Tra tutte le frazioni di Teano, San Marco è la più grande per estensione ed abitanti, tenendo conto anche delle varie contrade e masserie che la circondano. Sorgendo su alcune colline a margine del gruppo vulcanico di Roccamonfina, a 175 m.s.l.m. il paese conta poco più di 600 abitanti. Si narra che il nome, fortemente legato alla figura di S. Marco Evangelista, abbia avuto origine proprio con la venuta del Santo in questo territorio. La sua storia, abbraccia miti e leggende, al punto che secondo la tradizione, un nobile veneziano per grazia ricevuta, decise di portare la statua del Santo da Venezia in questo piccolo villaggio, che da piccola borgata divenne presto un paese che adottò il nome del Santo come simbolo di una tradizione, di una storia e di una cultura. Gli anziani raccontano che la statua giunse in paese prima della costruzione della Chiesa.

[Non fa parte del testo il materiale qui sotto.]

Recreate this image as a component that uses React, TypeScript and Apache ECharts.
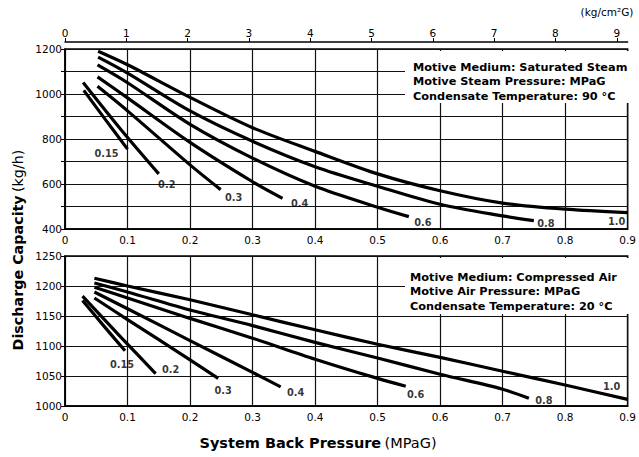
import React, { useEffect, useRef } from 'react';
import * as echarts from 'echarts';

const FONT = '"DejaVu Sans", Verdana, sans-serif';

// Motive pressures (MPaG) labelling each curve
const pressures = ['0.15', '0.2', '0.3', '0.4', '0.6', '0.8', '1.0'];

// Saturated steam (top chart): [back pressure MPaG, capacity kg/h]
const steam015 = [[0.030, 1016], [0.065, 885], [0.1, 755]];
const steam02 = [[0.029, 1051], [0.09, 840], [0.15, 645]];
const steam03 = [[0.052, 1034], [0.1, 925], [0.2, 685], [0.249, 575]];
const steam04 = [[0.052, 1076], [0.1, 983], [0.2, 785], [0.3, 610], [0.348, 536]];
const steam06 = [[0.052, 1129], [0.1, 1050], [0.2, 865], [0.3, 715], [0.4, 590], [0.5, 497], [0.55, 455]];
const steam08 = [[0.053, 1164], [0.1, 1093], [0.2, 925], [0.3, 790], [0.4, 677], [0.5, 590], [0.6, 510], [0.7, 458], [0.75, 437]];
const steam10 = [[0.053, 1190], [0.1, 1130], [0.2, 985], [0.3, 850], [0.4, 745], [0.5, 645], [0.6, 570], [0.7, 515], [0.8, 488], [0.9, 473]];

// Compressed air (bottom chart)
const air015 = [[0.028, 1176], [0.06, 1136], [0.096, 1092]];
const air02 = [[0.028, 1183], [0.09, 1114], [0.145, 1054]];
const air03 = [[0.047, 1180], [0.1, 1144], [0.2, 1077], [0.245, 1046]];
const air04 = [[0.047, 1190], [0.1, 1162], [0.2, 1109], [0.3, 1056], [0.345, 1032]];
const air06 = [[0.047, 1198], [0.1, 1180], [0.2, 1146], [0.3, 1113], [0.4, 1078], [0.5, 1046], [0.545, 1033]];
const air08 = [[0.047, 1205], [0.1, 1190], [0.2, 1160], [0.3, 1134], [0.4, 1106], [0.5, 1080], [0.6, 1053], [0.7, 1028], [0.742, 1013]];
const air10 = [[0.047, 1213], [0.1, 1200], [0.2, 1177], [0.3, 1152], [0.4, 1127], [0.5, 1103], [0.6, 1081], [0.7, 1058], [0.8, 1035], [0.9, 1011]];

const steamCurves = [steam015, steam02, steam03, steam04, steam06, steam08, steam10];
const airCurves = [air015, air02, air03, air04, air06, air08, air10];

// Text annotations
const steamNotes = ['Motive Medium: Saturated Steam', 'Motive Steam Pressure: MPaG', 'Condensate Temperature: 90 °C'];
const airNotes = ['Motive Medium: Compressed Air', 'Motive Air Pressure: MPaG', 'Condensate Temperature: 20 °C'];

// label offsets (px) from each curve end
const steamLabelOffsets = [[-21, 4], [8, 11], [13, 8], [17, 5], [14, 6], [12, 3], [-11, 9]];
const airLabelOffsets = [[-3, 14], [15, -4], [5, 12], [15, 6], [10, 8], [15, 2], [-16, -13]];

const KG_PER_MPA = 1 / 0.0980665;

function buildOption() {
  const axisText = { color: '#000', fontSize: 10.5, fontFamily: FONT };
  const xBase = (gridIndex: number) => ({
    type: 'value',
    gridIndex,
    min: 0,
    max: 0.9,
    interval: 0.1,
    axisLine: { show: true, lineStyle: { color: '#000', width: 1.5 } },
    axisTick: { show: false },
    axisLabel: { ...axisText, margin: 5, formatter: (v: number) => (v === 0 ? '0' : v.toFixed(1)) },
    splitLine: { show: true, lineStyle: { color: '#111', width: 1.2 } },
  });

  const lineSeries = (curves: number[][][], idx: number) =>
    curves.map((d, i) => ({
      type: 'line',
      name: pressures[i] + (idx === 0 ? ' steam' : ' air'),
      xAxisIndex: idx,
      yAxisIndex: idx,
      data: d,
      smooth: 0.3,
      showSymbol: false,
      silent: true,
      lineStyle: { color: '#000', width: 3.2 },
      z: 3,
    }));

  const labelSeries = (curves: number[][][], offsets: number[][], idx: number) => ({
    type: 'scatter',
    xAxisIndex: idx,
    yAxisIndex: idx,
    symbolSize: 1,
    silent: true,
    itemStyle: { color: 'rgba(0,0,0,0)' },
    z: 4,
    data: curves.map((d, i) => ({
      name: pressures[i],
      value: d[d.length - 1],
      label: { offset: offsets[i] },
    })),
    label: {
      show: true,
      position: 'inside',
      formatter: '{b}',
      color: '#000',
      fontSize: 9.8,
      fontWeight: 'bold',
      fontFamily: FONT,
    },
  });

  const noteGraphics = (lines: string[], x: number, y0: number, rect: number[]) => [
    {
      type: 'rect',
      z: 10,
      shape: { x: rect[0], y: rect[1], width: rect[2], height: rect[3] },
      style: { fill: '#fff' },
    },
    ...lines.map((t, i) => ({
      type: 'text',
      z: 11,
      x,
      y: y0 + i * 14.7,
      style: {
        text: t,
        fill: '#000',
        fontSize: 11.3,
        fontWeight: 'bold',
        fontFamily: FONT,
        align: 'left',
        verticalAlign: 'middle',
      },
    })),
  ];

  return {
    animation: false,
    backgroundColor: '#fff',
    grid: [
      { left: 65, right: 4, top: 49, height: 180, show: true, borderColor: '#000', borderWidth: 1.5, backgroundColor: 'transparent' },
      { left: 65, right: 4, top: 256, height: 150, show: true, borderColor: '#000', borderWidth: 1.5, backgroundColor: 'transparent' },
    ],
    xAxis: [
      xBase(0),
      xBase(1),
      {
        type: 'value',
        gridIndex: 0,
        position: 'top',
        offset: 7,
        min: 0,
        max: 0.9 * KG_PER_MPA,
        interval: 1,
        axisLine: { show: true, lineStyle: { color: '#000', width: 1.5 } },
        axisTick: { show: true, length: 4, lineStyle: { color: '#000', width: 1 } },
        axisLabel: {
          ...axisText,
          margin: 4,
          showMaxLabel: false,
          formatter: (v: number) => (Math.abs(v - Math.round(v)) < 1e-6 ? String(Math.round(v)) : ''),
        },
        splitLine: { show: false },
      },
    ],
    yAxis: [
      {
        type: 'value',
        gridIndex: 0,
        min: 400,
        max: 1200,
        interval: 100,
        axisLine: { show: true, lineStyle: { color: '#000', width: 1.5 } },
        axisTick: { show: true, length: 4, lineStyle: { color: '#000' } },
        axisLabel: { ...axisText, margin: 3, formatter: (v: number) => (v % 200 === 0 ? String(v) : '') },
        splitLine: { show: true, lineStyle: { color: '#111', width: 1.2 } },
      },
      {
        type: 'value',
        gridIndex: 1,
        min: 1000,
        max: 1250,
        interval: 50,
        axisLine: { show: true, lineStyle: { color: '#000', width: 1.5 } },
        axisTick: { show: true, length: 4, lineStyle: { color: '#000' } },
        axisLabel: { ...axisText, margin: 3, formatter: (v: number) => String(v) },
        splitLine: { show: true, lineStyle: { color: '#111', width: 1.2 } },
      },
    ],
    series: [
      ...lineSeries(steamCurves, 0),
      ...lineSeries(airCurves, 1),
      labelSeries(steamCurves, steamLabelOffsets, 0),
      labelSeries(airCurves, airLabelOffsets, 1),
    ],
    graphic: [
      ...noteGraphics(steamNotes, 413, 67, [405, 51, 228, 52]),
      ...noteGraphics(airNotes, 410, 277, [405, 258, 228, 56]),
      {
        type: 'text',
        x: 607,
        y: 12,
        style: { text: '(kg/cm²G)', fill: '#000', fontSize: 10.5, fontFamily: FONT, align: 'center', verticalAlign: 'middle' },
      },
      {
        type: 'text',
        x: 318,
        y: 443,
        style: {
          text: '{b|System Back Pressure} {n|(MPaG)}',
          align: 'center',
          verticalAlign: 'middle',
          rich: {
            b: { fontSize: 14.5, fontWeight: 'bold', fontFamily: FONT, fill: '#000' },
            n: { fontSize: 14.5, fontFamily: FONT, fill: '#000' },
          },
        },
      },
      {
        type: 'text',
        x: 18,
        y: 250,
        rotation: Math.PI / 2,
        style: {
          text: '{b|Discharge Capacity} {n|(kg/h)}',
          align: 'center',
          verticalAlign: 'middle',
          rich: {
            b: { fontSize: 14.3, fontWeight: 'bold', fontFamily: FONT, fill: '#000' },
            n: { fontSize: 14.3, fontFamily: FONT, fill: '#000' },
          },
        },
      },
    ],
  };
}

export default function App() {
  const ref = useRef<HTMLDivElement>(null);
  useEffect(() => {
    if (!ref.current) return;
    const chart = echarts.init(ref.current, null, { renderer: 'svg' });
    chart.setOption(buildOption() as any);
    return () => chart.dispose();
  }, []);
  return (
    <div
      ref={ref}
      style={{ position: 'fixed', left: 0, top: 0, width: 639, height: 457, background: '#fff' }}
    />
  );
}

Tornando indietro nel tempo, troviamo tracce di ville romane di cui tutt’oggi, in località acquaruoli, è possibile ammirare i resti di un’antica cisterna. La Chiesa parrocchiale risale al 1614, mentre il campanile di epoca più recente, ci raccontano sia stato costruito dopo il 1800. E’ indubbio che prima ci fosse un campanile più piccolo. Il risveglio civile, fu portato nel paese grazie ai monaci, che costruirono due conventi: di Meduni e della Masseriola. Il primo andato perduto, il secondo con gli splendidi affreschi della Chiesetta del convento ancora in buono stato di conservazione. Il monumento della Croce, a pochi passi dalla Chiesa attuale, raffigura i simboli della passione di Gesù. San Marco un tempo, dopo il conflitto, aveva una fiorente economia basata non solo sull’agricoltura ma anche su lavori terziari: sartorie, frantoi, calzolai, tessitoria e latteria erano mestieri che, purtroppo, con il tempo sono scomparsi perché non più tramandati di padre in figlio. Ricordiamo che la frazione era anche sede di una caserma dei carabinieri. Tra le personalità capaci di essersi distinte per il proprio bagaglio culturale e letterario, ricordiamo Vincenzo Laurenza, uomo illustre di cui ancora oggi piazze ed edifici ne portano il nome. Testimonianza di chi invece nel passato, ha saputo distinguersi per coraggio, audacia ed intento patriottico è il monumento ai caduti in guerra, che si può ammirare nella parte alta del paese. A costoro è dedicata una Sezione chiamata per l’appunto Circolo dei Combattenti che, conservando amorevolmente foto e testimonianze, tiene alto il ricordo di un popolo in guerra.
Come ogni luogo che si rispetti, anche qui le credenze popolari hanno la meglio sull’evoluzione culturale: il malocchio a cui attribuire malesseri fisici e rovesci di fortuna; le ianare, una specie di streghe che di notte entravano nelle stalle per rubare gli asini, avendo cura poi di riportarli solo all’alba sfiancati, sudati e con le criniere intrecciate all’inverosimile. Alle credenze, si contrappongono le tradizioni, che ancora oggi sono conservate in onore di un passato che si mescola con la modernità: la frittata pasquale preparata con oltre cinquanta uova e sette tipi di erbe aromatiche tritate. Tra tali erbette, ci segnalano le spine di rosa volte a ricordare le spine della corona posta sul capo di Cristo in croce. Un secondo a base di carne di agnello e uova è il priatorio. Altra tradizione del luogo è quella di friggere l’anno, ossia preparare dolci fritti in casa, in segno di buon augurio. Sembrerebbe che l’odore di fritto in casa, mandi via la mala sorte.